- What this task involves
Give all the lines below again, exactly, with no pictures.
>> BEGIN
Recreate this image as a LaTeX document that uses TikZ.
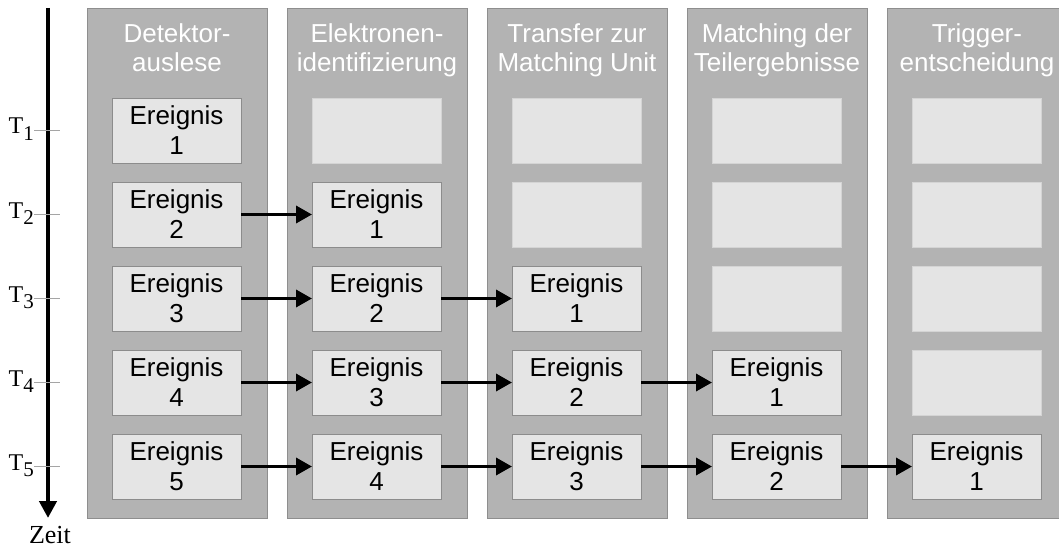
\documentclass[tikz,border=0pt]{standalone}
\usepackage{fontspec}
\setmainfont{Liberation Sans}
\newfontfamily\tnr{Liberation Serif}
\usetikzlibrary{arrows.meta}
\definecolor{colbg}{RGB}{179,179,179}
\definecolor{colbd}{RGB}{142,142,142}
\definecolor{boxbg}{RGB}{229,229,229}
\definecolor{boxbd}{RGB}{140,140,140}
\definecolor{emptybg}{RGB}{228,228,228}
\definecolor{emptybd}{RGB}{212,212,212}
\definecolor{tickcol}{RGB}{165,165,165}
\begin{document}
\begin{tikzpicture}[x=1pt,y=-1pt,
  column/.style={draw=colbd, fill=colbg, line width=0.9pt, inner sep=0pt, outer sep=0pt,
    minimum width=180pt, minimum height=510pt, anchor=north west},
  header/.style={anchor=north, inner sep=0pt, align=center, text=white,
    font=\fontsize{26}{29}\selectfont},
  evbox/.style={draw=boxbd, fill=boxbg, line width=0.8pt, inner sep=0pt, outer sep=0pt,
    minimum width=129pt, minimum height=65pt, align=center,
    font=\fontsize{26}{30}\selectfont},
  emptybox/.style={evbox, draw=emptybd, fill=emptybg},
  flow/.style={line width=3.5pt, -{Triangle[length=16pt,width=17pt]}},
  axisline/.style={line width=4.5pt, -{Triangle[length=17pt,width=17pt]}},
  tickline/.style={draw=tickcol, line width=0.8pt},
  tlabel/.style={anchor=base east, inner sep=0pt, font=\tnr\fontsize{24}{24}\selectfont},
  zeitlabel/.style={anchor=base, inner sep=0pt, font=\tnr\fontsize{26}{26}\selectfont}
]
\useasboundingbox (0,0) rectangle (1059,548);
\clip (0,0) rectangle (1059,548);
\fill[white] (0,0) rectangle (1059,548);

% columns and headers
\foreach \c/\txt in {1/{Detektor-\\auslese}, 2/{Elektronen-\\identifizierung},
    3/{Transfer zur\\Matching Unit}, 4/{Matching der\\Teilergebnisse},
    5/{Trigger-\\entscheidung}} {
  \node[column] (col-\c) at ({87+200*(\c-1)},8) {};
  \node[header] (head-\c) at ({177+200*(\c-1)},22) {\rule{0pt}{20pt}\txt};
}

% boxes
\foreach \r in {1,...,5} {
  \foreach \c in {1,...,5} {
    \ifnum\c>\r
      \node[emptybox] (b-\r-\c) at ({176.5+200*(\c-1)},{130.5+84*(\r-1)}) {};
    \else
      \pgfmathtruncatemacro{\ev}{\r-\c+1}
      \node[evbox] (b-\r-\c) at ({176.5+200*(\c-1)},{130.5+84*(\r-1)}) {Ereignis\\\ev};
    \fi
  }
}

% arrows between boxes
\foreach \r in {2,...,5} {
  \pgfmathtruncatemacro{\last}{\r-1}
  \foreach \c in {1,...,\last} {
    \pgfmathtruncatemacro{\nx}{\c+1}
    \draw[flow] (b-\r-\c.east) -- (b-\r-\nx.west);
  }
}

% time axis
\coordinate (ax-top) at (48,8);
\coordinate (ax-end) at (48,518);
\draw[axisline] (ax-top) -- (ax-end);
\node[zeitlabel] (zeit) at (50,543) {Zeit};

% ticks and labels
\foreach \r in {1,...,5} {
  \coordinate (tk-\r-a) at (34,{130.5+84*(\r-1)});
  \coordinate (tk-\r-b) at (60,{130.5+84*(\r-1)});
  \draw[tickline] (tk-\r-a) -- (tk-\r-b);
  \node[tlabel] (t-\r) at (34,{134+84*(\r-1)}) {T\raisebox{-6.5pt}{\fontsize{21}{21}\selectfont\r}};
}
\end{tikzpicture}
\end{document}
>> END
- Task output
Recreate this image as a LaTeX document that uses TikZ.
\documentclass[tikz,border=0pt]{standalone}
\usepackage{fontspec}
\setmainfont{Liberation Sans}
\newfontfamily\tnr{Liberation Serif}
\usetikzlibrary{arrows.meta}
\definecolor{colbg}{RGB}{179,179,179}
\definecolor{colbd}{RGB}{142,142,142}
\definecolor{boxbg}{RGB}{229,229,229}
\definecolor{boxbd}{RGB}{140,140,140}
\definecolor{emptybg}{RGB}{228,228,228}
\definecolor{emptybd}{RGB}{212,212,212}
\definecolor{tickcol}{RGB}{165,165,165}
\begin{document}
\begin{tikzpicture}[x=1pt,y=-1pt,
  column/.style={draw=colbd, fill=colbg, line width=0.9pt, inner sep=0pt, outer sep=0pt,
    minimum width=180pt, minimum height=510pt, anchor=north west},
  header/.style={anchor=north, inner sep=0pt, align=center, text=white,
    font=\fontsize{26}{29}\selectfont},
  evbox/.style={draw=boxbd, fill=boxbg, line width=0.8pt, inner sep=0pt, outer sep=0pt,
    minimum width=129pt, minimum height=65pt, align=center,
    font=\fontsize{26}{30}\selectfont},
  emptybox/.style={evbox, draw=emptybd, fill=emptybg},
  flow/.style={line width=3.5pt, -{Triangle[length=16pt,width=17pt]}},
  axisline/.style={line width=4.5pt, -{Triangle[length=17pt,width=17pt]}},
  tickline/.style={draw=tickcol, line width=0.8pt},
  tlabel/.style={anchor=base east, inner sep=0pt, font=\tnr\fontsize{24}{24}\selectfont},
  zeitlabel/.style={anchor=base, inner sep=0pt, font=\tnr\fontsize{26}{26}\selectfont}
]
\useasboundingbox (0,0) rectangle (1059,548);
\clip (0,0) rectangle (1059,548);
\fill[white] (0,0) rectangle (1059,548);

% columns and headers
\foreach \c/\txt in {1/{Detektor-\\auslese}, 2/{Elektronen-\\identifizierung},
    3/{Transfer zur\\Matching Unit}, 4/{Matching der\\Teilergebnisse},
    5/{Trigger-\\entscheidung}} {
  \node[column] (col-\c) at ({87+200*(\c-1)},8) {};
  \node[header] (head-\c) at ({177+200*(\c-1)},22) {\rule{0pt}{20pt}\txt};
}

% boxes
\foreach \r in {1,...,5} {
  \foreach \c in {1,...,5} {
    \ifnum\c>\r
      \node[emptybox] (b-\r-\c) at ({176.5+200*(\c-1)},{130.5+84*(\r-1)}) {};
    \else
      \pgfmathtruncatemacro{\ev}{\r-\c+1}
      \node[evbox] (b-\r-\c) at ({176.5+200*(\c-1)},{130.5+84*(\r-1)}) {Ereignis\\\ev};
    \fi
  }
}

% arrows between boxes
\foreach \r in {2,...,5} {
  \pgfmathtruncatemacro{\last}{\r-1}
  \foreach \c in {1,...,\last} {
    \pgfmathtruncatemacro{\nx}{\c+1}
    \draw[flow] (b-\r-\c.east) -- (b-\r-\nx.west);
  }
}

% time axis
\coordinate (ax-top) at (48,8);
\coordinate (ax-end) at (48,518);
\draw[axisline] (ax-top) -- (ax-end);
\node[zeitlabel] (zeit) at (50,543) {Zeit};

% ticks and labels
\foreach \r in {1,...,5} {
  \coordinate (tk-\r-a) at (34,{130.5+84*(\r-1)});
  \coordinate (tk-\r-b) at (60,{130.5+84*(\r-1)});
  \draw[tickline] (tk-\r-a) -- (tk-\r-b);
  \node[tlabel] (t-\r) at (34,{134+84*(\r-1)}) {T\raisebox{-6.5pt}{\fontsize{21}{21}\selectfont\r}};
}
\end{tikzpicture}
\end{document}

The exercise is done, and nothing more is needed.